In his directorial debut Next Door, sold by Beta Cinema and screening in Competition at the Berlinale, Daniel Brühl plays ‘Daniel’, a German film star very similar to himself.
In an early scene, Daniel goes to a Berlin bar where he’s a regular. Also there is thick-set east Berliner Bruno (Peter Kurth) who lives opposite him. They belong to different worlds. Daniel is handsome, affluent, narcissistic and part of the elite. Bruno is eking out an existence. But there’s a strange and sinister link between the men.
The question audiences will ask is just how much of Brühl is in Daniel. “I don’t want to give away exactly what is true and what is not,” says Brühl. “I deliberately wanted to play with my persona.”
The character in the film, he says, is “cocky and vain and arrogant… a heightened version of myself”. Brühl’s wife, who is a psychologist, found it difficult to watch the film because she found the character so repellent.
“I wanted to drop my pants, as they say in Germany, and to be as honest as possible without it becoming an autobiographical, embarrassing story about coping with my past,” explains Brühl, whose roles on screen stretch from Marvel superhero movies and Inglourious Basterds to Rush and Good Bye, Lenin!.
It is also not a flattering portrait of the star or the fans who pester him for selfies one moment and tell him his performances suck the next.
“I witnessed that increasingly, people’s manners have changed,” he says. “There is a lack of distance, politeness and of respect. Like people who won’t go away even if you’re on the phone or with your child - all these little encounters, these moments that I’ve experienced quite a lot.”
Brühl used the role to exorcise a few demons. “It was wonderful to play these outbursts because this is how I really feel very often in my life without having the permission to react in such a cruel way as I wished,” he admits.
“The demons that you have inside you due to the job and due to the constant judgement, criticism and all that you are experiencing, obviously does something to you.”
Satirical swipes at superheroes
Along the way, the film takes some satirical jabs at the sometime pomposity of superhero films. Brühl, who starred in Captain America: Civil War and will be seen in upcoming Disney+ series The Falcon And The Winter Soldier, is convinced that Marvel Studios president Kevin Feige will get the joke.
“I hope and think that somebody like Kevin Feige, if he eventually watches the film, will understand,” he says. “What is nice about Marvel is they have a sense of humour…also the fun I make about this superhero film is not 100% connected to Marvel but to other projects where you sometimes get sent a page where everything is blurred and watermarked.
“You are given five lines and you’re supposed to tape yourself. You don’t understand anything [about the role]. You’re not given any context. It is sometimes so humiliating and terrible. It has become completely crazy because you’re not given the chance to do your work properly.”

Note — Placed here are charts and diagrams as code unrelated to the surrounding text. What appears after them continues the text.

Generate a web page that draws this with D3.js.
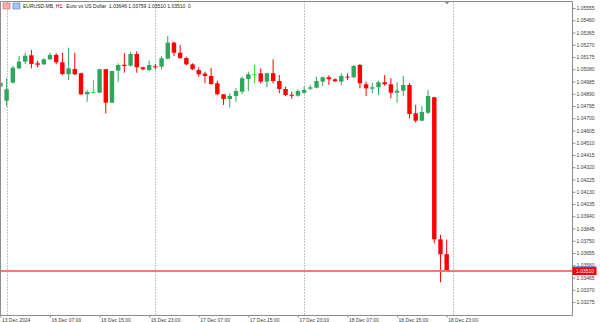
<!DOCTYPE html>
<html>
<head>
<meta charset="utf-8">
<script src="https://cdn.jsdelivr.net/npm/d3@7"></script>
<style>
  body { margin: 0; background: #fff; }
  svg { display: block; }
  text { font-family: "Liberation Sans", Arial, sans-serif; }
</style>
</head>
<body>
<svg id="chart" width="600" height="322"></svg>
<script>
// EURUSD H1 bars, 13 Dec 23:00 .. 18 Dec 23:00
var opens = [1.04945, 1.04836, 1.04976, 1.05087, 1.05139, 1.05188, 1.05126, 1.05118, 1.05157, 1.05191,
  1.05134, 1.05041, 1.05082, 1.05049, 1.04886, 1.04904, 1.04898, 1.05080, 1.04821, 1.05069,
  1.05115, 1.05108, 1.05198, 1.05095, 1.05074, 1.05103, 1.05100, 1.05162, 1.05286, 1.05208,
  1.05167, 1.05118, 1.05074, 1.05046, 1.05028, 1.04971, 1.04886, 1.04849, 1.04873, 1.04906,
  1.05004, 1.05041, 1.05049, 1.04984, 1.05049, 1.04989, 1.04927, 1.04882, 1.04875, 1.04898,
  1.04929, 1.04937, 1.04984, 1.05018, 1.05002, 1.04984, 1.05023, 1.05018, 1.05113, 1.04963,
  1.04929, 1.04940, 1.04979, 1.04963, 1.04898, 1.04914, 1.04958, 1.04738, 1.04681, 1.04743,
  1.04863, 1.03761, 1.03646];
var highs = [1.04989, 1.05010, 1.05105, 1.05183, 1.05208, 1.05229, 1.05146, 1.05165, 1.05208, 1.05204,
  1.05208, 1.05247, 1.05208, 1.05053, 1.04919, 1.04997, 1.05082, 1.05082, 1.05068, 1.05126,
  1.05204, 1.05214, 1.05219, 1.05100, 1.05146, 1.05121, 1.05183, 1.05338, 1.05294, 1.05268,
  1.05177, 1.05126, 1.05095, 1.05061, 1.05090, 1.04991, 1.04887, 1.04894, 1.04932, 1.05022,
  1.05061, 1.05113, 1.05087, 1.05053, 1.05157, 1.05035, 1.04945, 1.04906, 1.04923, 1.04945,
  1.04958, 1.05022, 1.05022, 1.05035, 1.05010, 1.05049, 1.05049, 1.05113, 1.05121, 1.04984,
  1.04976, 1.04991, 1.05035, 1.05010, 1.04979, 1.05028, 1.04976, 1.04803, 1.04795, 1.04919,
  1.04866, 1.03795, 1.03759];
var lows = [1.04935, 1.04790, 1.04970, 1.05080, 1.05121, 1.05087, 1.05095, 1.05113, 1.05152, 1.05118,
  1.05035, 1.04997, 1.05035, 1.04880, 1.04828, 1.04894, 1.04896, 1.04738, 1.04819, 1.04984,
  1.05053, 1.05100, 1.05053, 1.05072, 1.05064, 1.05080, 1.05080, 1.05157, 1.05183, 1.05162,
  1.05111, 1.05074, 1.05022, 1.04971, 1.04958, 1.04878, 1.04803, 1.04785, 1.04828, 1.04888,
  1.04911, 1.04971, 1.04971, 1.04940, 1.04971, 1.04894, 1.04873, 1.04851, 1.04867, 1.04888,
  1.04919, 1.04932, 1.04950, 1.04958, 1.04981, 1.04958, 1.04997, 1.05010, 1.04932, 1.04873,
  1.04894, 1.04880, 1.04952, 1.04855, 1.04821, 1.04873, 1.04700, 1.04666, 1.04679, 1.04733,
  1.03730, 1.03428, 1.03510];
var closes = [1.04976, 1.04925, 1.05092, 1.05139, 1.05185, 1.05121, 1.05115, 1.05157, 1.05191, 1.05134,
  1.05043, 1.05087, 1.05041, 1.04886, 1.04904, 1.04904, 1.05080, 1.04821, 1.05066, 1.05113,
  1.05105, 1.05198, 1.05095, 1.05080, 1.05113, 1.05095, 1.05165, 1.05286, 1.05208, 1.05167,
  1.05118, 1.05080, 1.05041, 1.05028, 1.04966, 1.04886, 1.04849, 1.04873, 1.04911, 1.05010,
  1.05041, 1.05041, 1.04984, 1.05049, 1.04989, 1.04927, 1.04880, 1.04879, 1.04911, 1.04919,
  1.04940, 1.04989, 1.05018, 1.05002, 1.04987, 1.05028, 1.05021, 1.05105, 1.04971, 1.04932,
  1.04940, 1.04979, 1.04963, 1.04898, 1.04914, 1.04958, 1.04733, 1.04681, 1.04749, 1.04873,
  1.03761, 1.03645, 1.03510];

var timeTickBars = [0, 8, 16, 24, 32, 40, 48, 56, 64, 72];
var timeTickLabels = ["13 Dec 2024", "16 Dec 07:00", "16 Dec 15:00", "16 Dec 23:00", "17 Dec 07:00",
  "17 Dec 15:00", "17 Dec 23:00", "18 Dec 07:00", "18 Dec 15:00", "18 Dec 23:00"];
var daySeparatorBars = [1, 25, 49, 73];
var priceTicks = [1.05555, 1.05460, 1.05365, 1.05270, 1.05175, 1.05080, 1.04985, 1.04890, 1.04795,
  1.04700, 1.04605, 1.04510, 1.04415, 1.04320, 1.04225, 1.04130, 1.04035, 1.03940, 1.03845,
  1.03750, 1.03655, 1.03560, 1.03465, 1.03370, 1.03275];
var titleText = "EURUSD.MB, H1:  Euro vs US Dollar  1.03646 1.03759 1.03510 1.03510  0";
var lastPrice = 1.03510;

var plotLeft = 0.5, plotTop = 1.5, plotRight = 572.5, plotBottom = 315.5;
var bullColor = "#2fa55e", bearColor = "#ff0000", dojiColor = "#2ee02e";

var svg = d3.select("#chart");

var x = d3.scaleLinear().domain([0, 73]).range([0.41, 452.87]);
var y = d3.scaleLinear().domain([1.03275, 1.05555]).range([302, 8]);

svg.append("clipPath").attr("id", "plotclip")
  .append("rect").attr("x", plotLeft).attr("y", plotTop)
  .attr("width", plotRight - plotLeft).attr("height", plotBottom - plotTop);

var plot = svg.append("g").attr("clip-path", "url(#plotclip)");

// day separators
plot.selectAll("line.sep").data(daySeparatorBars).enter().append("line")
  .attr("class", "sep")
  .attr("x1", function(d){ return Math.round(x(d)) + 0.5; })
  .attr("x2", function(d){ return Math.round(x(d)) + 0.5; })
  .attr("y1", plotTop).attr("y2", plotBottom)
  .attr("stroke", "#8a8a8a").attr("stroke-width", 1)
  .attr("stroke-dasharray", "1,2");

var bars = d3.range(opens.length).map(function(i){
  return {i: i, o: opens[i], h: highs[i], l: lows[i], c: closes[i]};
});
function barColor(d){
  if (d.c === d.o) return dojiColor;
  return d.c > d.o ? bullColor : bearColor;
}

// wicks
plot.selectAll("line.wick").data(bars).enter().append("line")
  .attr("class", "wick")
  .attr("x1", function(d){ return x(d.i); })
  .attr("x2", function(d){ return x(d.i); })
  .attr("y1", function(d){ return y(d.h); })
  .attr("y2", function(d){ return y(d.l); })
  .attr("stroke", barColor).attr("stroke-width", 1);

// bodies
plot.selectAll("rect.body").data(bars).enter().append("rect")
  .attr("class", "body")
  .attr("x", function(d){ return x(d.i) - 2.2; })
  .attr("width", 4.4)
  .attr("y", function(d){ return y(Math.max(d.o, d.c)); })
  .attr("height", function(d){ return Math.max(1, Math.abs(y(d.o) - y(d.c))); })
  .attr("fill", barColor);

// bid line: a 2px band on even rows so it keeps its red colour
var ly = Math.floor(y(lastPrice) / 2) * 2;
plot.append("rect")
  .attr("x", plotLeft).attr("width", plotRight - plotLeft)
  .attr("y", ly).attr("height", 2)
  .attr("fill", "#ff7878");

// frame
svg.append("path")
  .attr("d", "M" + plotLeft + "," + plotBottom + "V" + plotTop + "H" + plotRight + "V" + plotBottom + "H" + plotLeft)
  .attr("fill", "none").attr("stroke", "#8c8c8c").attr("stroke-width", 1);

// chart shift marker
svg.append("path")
  .attr("d", "M444.5,1.5L449.5,1.5L447,4.5Z")
  .attr("fill", "#7f8fa6");

// price axis
var yAxis = d3.axisRight(y).tickValues(priceTicks).tickSize(3).tickPadding(1)
  .tickFormat(d3.format(".5f"));
var gy = svg.append("g").attr("transform", "translate(" + plotRight + ",0)").call(yAxis);
gy.select(".domain").remove();
gy.selectAll(".tick line").attr("stroke", "#8c8c8c");
gy.selectAll(".tick text").attr("fill", "#3a3a3a").style("font-size", "5px")
  .style("font-family", "'Liberation Sans', Arial, sans-serif");

// current price label
svg.append("rect").attr("x", plotRight).attr("y", ly - 3).attr("width", 24).attr("height", 8)
  .attr("fill", "#ff0000");
svg.append("line").attr("x1", plotRight).attr("x2", plotRight + 24)
  .attr("y1", ly - 3).attr("y2", ly - 3).attr("stroke", "#5060e0").attr("stroke-width", 1);
svg.append("text").attr("x", plotRight + 3.5).attr("y", ly + 1).attr("dy", "0.35em")
  .attr("fill", "#fff").style("font-size", "5px").text(d3.format(".5f")(lastPrice));

// time axis
var xAxis = d3.axisBottom(x).tickValues(timeTickBars).tickSize(2).tickPadding(1)
  .tickFormat(function(d, i){ return timeTickLabels[i]; });
var gx = svg.append("g").attr("transform", "translate(0," + plotBottom + ")").call(xAxis);
gx.select(".domain").remove();
gx.selectAll(".tick line").attr("stroke", "#8c8c8c");
gx.selectAll(".tick text").attr("text-anchor", "start").attr("dx", "0.2em")
  .attr("fill", "#3a3a3a").style("font-size", "5px")
  .style("font-family", "'Liberation Sans', Arial, sans-serif");

// title with the two little icons
svg.append("rect").attr("x", 3).attr("y", 3).attr("width", 7).attr("height", 6)
  .attr("fill", "#f4b0b0").attr("stroke", "#d06060").attr("stroke-width", 0.6);
svg.append("rect").attr("x", 13).attr("y", 3).attr("width", 7).attr("height", 6)
  .attr("fill", "#a8c4f0").attr("stroke", "#4a78c8").attr("stroke-width", 0.6);
svg.append("text").attr("x", 23).attr("y", 8).attr("fill", "#222")
  .style("font-size", "5px").style("white-space", "pre").text(titleText);
</script>
</body>
</html>
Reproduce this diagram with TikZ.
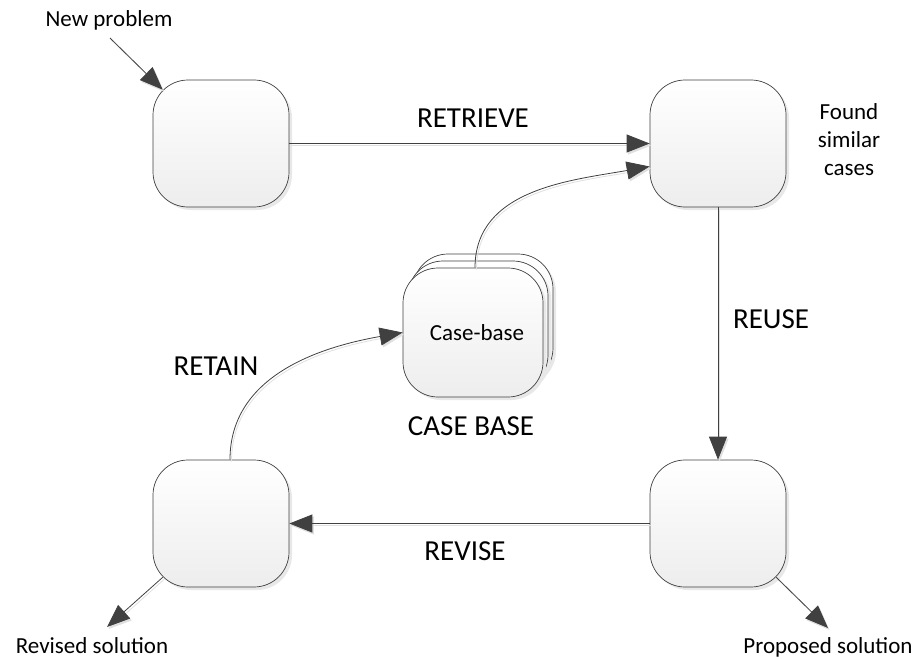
\documentclass[tikz,border=0pt]{standalone}
\usepackage{fontspec}
\setmainfont{Carlito}
\usepackage{tikz}
\usetikzlibrary{arrows.meta,shadows}
\definecolor{edgegray}{HTML}{404040}

\begin{document}
\begin{tikzpicture}[x=1pt,y=1pt,
    stepbox/.style={draw=edgegray, line width=0.7pt, rounded corners=35pt,
        minimum width=136pt, minimum height=127pt, inner sep=0pt,
        top color=white, bottom color=gray!14,
        drop shadow={shadow xshift=3pt, shadow yshift=-3pt, fill=gray!18, opacity=1}},
    cbbox/.style={stepbox, minimum width=140pt, minimum height=129pt},
    flow/.style={draw=edgegray, line width=0.8pt, -{Triangle[length=23pt,width=18pt]},
        preaction={draw=gray!25, line width=0.8pt, transform canvas={shift={(1.5pt,-2pt)}}}},
    small/.style={font=\fontsize{23}{28}\selectfont},
    big/.style={font=\fontsize{29}{34}\selectfont}]
    \useasboundingbox (0,0) rectangle (917,-658);

    % the four steps of the cycle
    \node[stepbox] (newp) at (221,-143.5) {};
    \node[stepbox] (found) at (718,-143.5) {};
    \node[stepbox] (prop) at (718,-523.5) {};
    \node[stepbox] (rev) at (221,-523.5) {};

    % case base, three stacked boxes
    \node[cbbox] (cb3) at (483,-318.5) {};
    \node[cbbox] (cb2) at (478,-325.5) {};
    \node[cbbox, small] (cb) at (473,-332.5) {\hspace{8pt}Case-base};

    % labels
    \node[small, anchor=base] (lnew) at (109,-27) {New problem};
    \node[small, align=center] (lfound) at (849,-140) {Found\\similar\\cases};
    \node[small, anchor=base] (lrevsol) at (92,-653) {Revised solution};
    \node[small, anchor=base] (lpropsol) at (828,-653) {Proposed solution};
    \node[big, anchor=base] (lretrieve) at (473,-127) {RETRIEVE};
    \node[big, anchor=base] (lreuse) at (771,-328) {REUSE};
    \node[big, anchor=base] (lrevise) at (465,-560) {REVISE};
    \node[big, anchor=base] (lretain) at (216,-375) {RETAIN};
    \node[big, anchor=base] (lcb) at (471,-435) {CASE BASE};

    % free ends
    \coordinate (np) at (110,-38);
    \coordinate (rs) at (107,-627);
    \coordinate (ps) at (828,-628);

    % connectors
    \draw[flow] (np) -- ([shift={(10pt,-10pt)}]newp.north west);
    \draw[flow] (newp.east) -- (found.west);
    \draw[flow] ([xshift=2pt]cb.north) to[out=90,in=190] ([yshift=-23pt]found.west);
    \draw[flow] (found.south) -- (prop.north);
    \draw[flow] (prop.west) -- (rev.east);
    \draw[flow] ([xshift=9pt]rev.north) to[out=90,in=190] (cb.west);
    \draw[flow] ([shift={(10pt,10pt)}]rev.south west) -- (rs);
    \draw[flow] ([shift={(-10pt,10pt)}]prop.south east) -- (ps);
\end{tikzpicture}
\end{document}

Nor does Next Door show the actor’s current home city in a positive light. “After 20 years in Berlin, I still feel sometimes like someone from the outside, an invader who is part of the gentrification (process),” says Brühl, who grew up in Cologne and has a second home in Barcelona, where he was born. “I always desperately tried to be accepted, to be liked, to try to mingle, to adapt.”
Whatever Brühl does, there will always be someone like Bruno, ready to put him in his place. The Wall may have come down in 1989 but, in Next Door, Berlin is still a divided city.
The film was co-written by Brühl (who had the idea) and Daniel Kehlmann, and was made through Amusement Park Film, the outfit in which the actor is a partner.
“After almost 20 years working, I felt so limited in my possibilities so often that I eventually decided to join that company,” he explains of his decision to sign up with Malte Grunert and Klaus Dohle at Amusement Park in 2015.
Brühl has various other projects in development through the company.
“I am developing a TV series based on an idea I have about German actors in Hollywood, something funny but also something very depressing and bitter,” he says.
This is a contemporary drama, which will explore the way Germans are typecast in Hollywood, “the inevitable step to play a Nazi at least once…there is a very interesting complex that the Germans have in general. I can definitely see that in LA. Something feels odd when you hang around with Germans there. Something doesn’t feel right.”
The series, which is not yet titled, is being made through Sky in Germany. It will be around six episodes. Brühl is “participating” in the writing and will act in it. He suggests directing one of the episodes “would be interesting” and sees himself being “a bit of a show runner”.
Also for TV, the prolific actor/producer/director is involved in a new mini-series version of Gunter Grass novel The Tin Drum, previously adapted for the screen by Volker Schlöndorff, which won the Oscar for best foreign language film and tied with Apocalypse Now to win the Palme d’Or at the Cannes Film Festival in 1979.
Meanwhile, he has a supporting role in Edward Berger’s new version of All Quiet On The Western Front, which will be Amusement Park’s biggest production to date.
“I was a very good decision [to join Amusement Park] because I have never felt as fulfilled as I do now - to be given the privilege of participating in every [part of the] process and not be excluded,” he adds. “In these big projects, I so often experience not having any strength or power.”